Russia Meets California
6000miles | Los Angeles, CA USA | 10/11/2006
(4 out of 5 stars)
""Unfaithful Syncopations" represents the creative peak of Alex Kiskachi, which hinged on the talent of the band's musicians and the genius of Alex Kiskachi. The title of genius is a bedraggled laurel at this stage, but it rests easy on Alex Kiskachi's bare head. What he achieved was to create, or recreate, a particular atmosphere, a bastard hybrid of musical offhand learning and russian traditional music's love of tragedy and sentiment. This world encompassed the piss-soaked streets of Moscow and the less piss-soaked streets of Irvine, CA, the surf-sunny shores of California, and hazy memories of a pastoral Russia that may never have existed. Despite the diversity of their locations Alex Kiskachi imbued each song with his own bravado, in which the skull can be clearly seen behind the drunken vodka grin.

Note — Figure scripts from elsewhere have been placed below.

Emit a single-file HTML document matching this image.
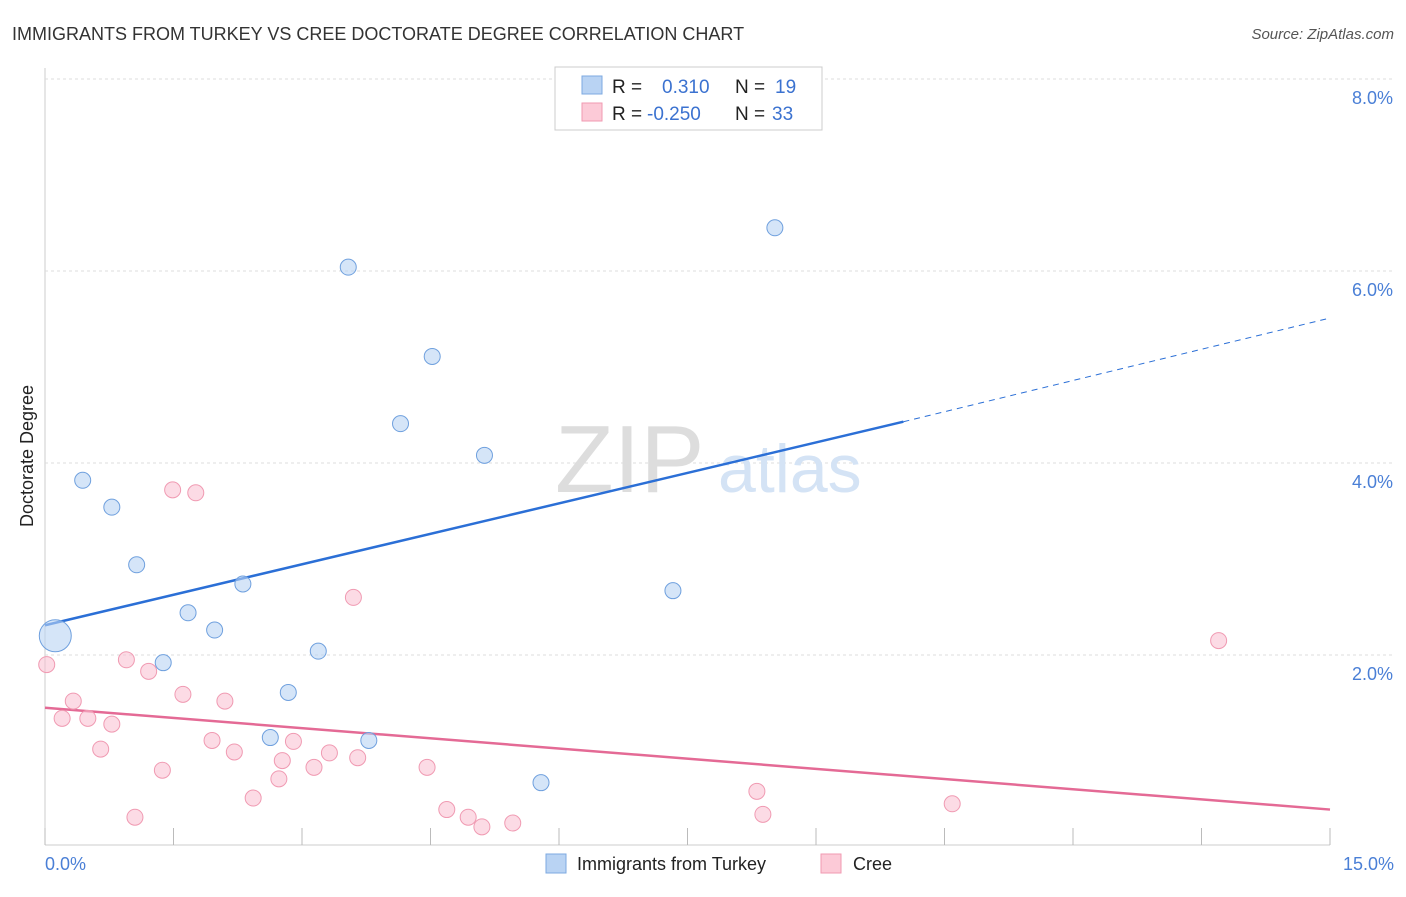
<!DOCTYPE html>
<html><head><meta charset="utf-8">
<style>
body{margin:0;background:#fff;font-family:"Liberation Sans",sans-serif;}
svg text{font-family:"Liberation Sans",sans-serif;}
</style></head>
<body>
<svg width="1406" height="892" viewBox="0 0 1406 892">
<text x="12" y="40" font-size="18" fill="#333">IMMIGRANTS FROM TURKEY VS CREE DOCTORATE DEGREE CORRELATION CHART</text>
<text x="1394" y="39" font-size="15" fill="#555" font-style="italic" text-anchor="end">Source: ZipAtlas.com</text>
<g id="grid"></g>
<text x="555" y="492" font-size="96" fill="#ddd" font-family="Liberation Serif">ZIP</text>
<text x="718" y="492" font-size="68" fill="#d4e3f5">atlas</text>
<g id="trend"></g>
<g id="pts"></g>
<text transform="translate(33,456) rotate(-90)" font-size="18" fill="#222" text-anchor="middle">Doctorate Degree</text>
<text x="45" y="870" font-size="18" fill="#4a7fd6">0.0%</text>
<text x="1394" y="870" font-size="18" fill="#4a7fd6" text-anchor="end">15.0%</text>
<g>
<rect x="555" y="67" width="267" height="63" fill="#fff" stroke="#ccc"/>
<rect x="582" y="76" width="20" height="18" fill="#b9d3f3" stroke="#7da9e0"/>
<rect x="582" y="103" width="20" height="18" fill="#fccad7" stroke="#f09ab2"/>
<text x="612" y="93" font-size="19" fill="#222">R =</text>
<text x="662" y="93" font-size="19" fill="#3b72d0">0.310</text>
<text x="735" y="93" font-size="19" fill="#222">N =</text>
<text x="775" y="93" font-size="19" fill="#3b72d0">19</text>
<text x="612" y="120" font-size="19" fill="#222">R =</text>
<text x="647" y="120" font-size="19" fill="#3b72d0">-0.250</text>
<text x="735" y="120" font-size="19" fill="#222">N =</text>
<text x="772" y="120" font-size="19" fill="#3b72d0">33</text>
</g>
<g>
<rect x="546" y="854" width="20" height="19" fill="#b9d3f3" stroke="#7da9e0"/>
<text x="577" y="870" font-size="18" fill="#222">Immigrants from Turkey</text>
<rect x="821" y="854" width="20" height="19" fill="#fccad7" stroke="#f09ab2"/>
<text x="853" y="870" font-size="18" fill="#222">Cree</text>
</g>
</svg>
<script>
const yTicks=[2,4,6,8];
const xTickCount=10;
const blueX=[0.12,0.44,0.78,1.07,1.67,1.98,1.38,2.31,2.84,2.63,3.19,3.54,3.78,4.15,4.52,5.13,5.79,7.33,8.52];
const blueY=[2.20,3.82,3.54,2.94,2.44,2.26,1.92,2.74,1.61,1.14,2.04,6.04,1.11,4.41,5.11,4.08,0.67,2.67,6.45];
const blueR=[16,8,8,8,8,8,8,8,8,8,8,8,8,8,8,8,8,8,8];
const pinkX=[0.02,0.20,0.33,0.50,0.65,0.78,0.95,1.05,1.21,1.37,1.49,1.61,1.76,1.95,2.10,2.21,2.43,2.73,2.77,2.90,3.14,3.32,3.60,3.65,4.46,4.69,4.94,5.10,5.46,8.31,8.38,10.59,13.70];
const pinkY=[1.90,1.34,1.52,1.34,1.02,1.28,1.95,0.31,1.83,0.80,3.72,1.59,3.69,1.11,1.52,0.99,0.51,0.71,0.90,1.10,0.83,0.98,2.60,0.93,0.83,0.39,0.31,0.21,0.25,0.58,0.34,0.45,2.15];
const blueTrend=[0,2.31,10.02,4.43,15,5.51];
const pinkTrend=[0,1.45,15,0.39];
const X=v=>45+v/15*1285, Y=v=>847-v*96;
const NS='http://www.w3.org/2000/svg';
function mk(t,a,p){const e=document.createElementNS(NS,t);for(const k in a)e.setAttribute(k,a[k]);p.appendChild(e);return e;}
const g=document.getElementById('grid');
let ax=mk('line',{x1:45,y1:68,x2:45,y2:845,stroke:'#ccc'},g);


let bx=mk('line',{x1:45,y1:845,x2:1330,y2:845,stroke:'#ccc'},g);


for(let i=0;i<=xTickCount;i++){const x=X(i*15/xTickCount);
 const t=mk('line',{x1:x,y1:828,x2:x,y2:845,stroke:'#bbb'},g);
 
 }
yTicks.forEach(v=>{const l=mk('line',{x1:45,y1:Y(v),x2:1394,y2:Y(v),stroke:'#ddd','stroke-dasharray':'3,3'},g);
 
 
 const t=mk('text',{x:1393,y:Y(v)+25,'font-size':18,fill:'#4a7fd6','text-anchor':'end'},g);
 t.textContent=v.toFixed(1)+'%';
 
 });
const tr=document.getElementById('trend');
let l1=mk('line',{x1:X(blueTrend[0]),y1:Y(blueTrend[1]),x2:X(blueTrend[2]),y2:Y(blueTrend[3]),stroke:'#2b6fd6','stroke-width':2.5},tr);


let l2=mk('line',{x1:X(blueTrend[2]),y1:Y(blueTrend[3]),x2:X(blueTrend[4]),y2:Y(blueTrend[5]),stroke:'#2b6fd6','stroke-width':1,'stroke-dasharray':'6,5'},tr);


let l3=mk('line',{x1:X(pinkTrend[0]),y1:Y(pinkTrend[1]),x2:X(pinkTrend[2]),y2:Y(pinkTrend[3]),stroke:'#e46a95','stroke-width':2.5},tr);


const p=document.getElementById('pts');
pinkX.forEach((v,i)=>{const c=mk('circle',{cx:X(v),cy:Y(pinkY[i]),r:8,fill:'rgba(249,190,207,0.55)',stroke:'#f09ab2','stroke-width':1},p);
 
 });
blueX.forEach((v,i)=>{const c=mk('circle',{cx:X(v),cy:Y(blueY[i]),r:blueR[i],fill:'rgba(185,211,243,0.6)',stroke:'#6fa0de','stroke-width':1},p);
 
 });
</script>
</body></html>
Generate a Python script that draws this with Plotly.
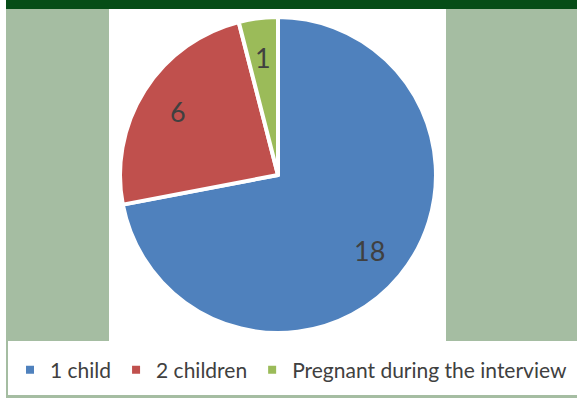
import math
import plotly.graph_objects as go

labels = ["1 child", "2 children", "Pregnant during the interview"]
values = [18, 6, 1]
colors = ["#4F81BD", "#C0504D", "#9BBB59"]

W, H = 577, 398
dom_x = [0.2080, 0.7556]
dom_y = [0.1633, 0.9573]

fig = go.Figure()
fig.add_trace(go.Pie(
    labels=labels, values=values, sort=False, direction="clockwise", rotation=0,
    marker=dict(colors=colors, line=dict(color="white", width=4)),
    textinfo="none",
    domain=dict(x=dom_x, y=dom_y),
    hoverinfo="label+value",
))

# value labels placed along each slice's mid-angle, derived from the data
cx = (dom_x[0] + dom_x[1]) / 2 * W
cy = (1 - (dom_y[0] + dom_y[1]) / 2) * H
R = min((dom_x[1] - dom_x[0]) * W, (dom_y[1] - dom_y[0]) * H) / 2
total = sum(values)
cum = 0
annotations = []
for v in values:
    mid = (cum + v / 2) / total * 2 * math.pi
    cum += v
    r = 0.75 * R
    px = cx + r * math.sin(mid)
    py = cy - r * math.cos(mid)
    annotations.append(dict(x=px / W, y=1 - py / H, xref="paper", yref="paper",
                            xanchor="center", yanchor="middle",
                            text=str(v), showarrow=False,
                            font=dict(size=27, color="#404040", family="Lato")))

def px_rect(x0, y0, x1, y1, color):
    return dict(type="rect", xref="paper", yref="paper",
                x0=x0 / W, x1=x1 / W, y0=1 - y1 / H, y1=1 - y0 / H,
                fillcolor=color, line=dict(width=0), layer="below")

side = "#A5BDA2"
shapes = [
    px_rect(6, 0, 577, 9, "#064D17"),
    px_rect(6, 9, 109, 341, side),
    px_rect(446, 9, 577, 341, side),
    px_rect(6, 341, 8, 398, side),
    px_rect(6, 395, 577, 398, side),
]

fig.update_layout(
    width=W, height=H, margin=dict(l=0, r=0, t=0, b=0),
    paper_bgcolor="white", plot_bgcolor="white",
    shapes=shapes, annotations=annotations,
    showlegend=True,
    legend=dict(orientation="h", x=10 / W, y=1 - 370 / H, xanchor="left", yanchor="middle",
                font=dict(size=21, color="#404040", family="Lato"),
                bgcolor="rgba(0,0,0,0)", itemclick=False, tracegroupgap=0),
)
fig.write_html("out.html")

Despite the degradation and the squalor, the characters' humanity never disappears. This is partly through the judicious weaving of adapted traditional songs and original material. (The musical skill of the rest of the band on these tracks works both ways--lending an authentic, almost diastolic rhythm to Kiskachi-penned songs while punching-up the more traditional inspired ballads into something that would keep the band's notoriously raucous audiences stoked). Such tracks work because their folk qualities make the suffering they describe seem authentic. And Alex Kiskachi's sureness with lyrics allowed him to mirror these emotions, whether exuberant or melancholy, without it ever seeming a pose."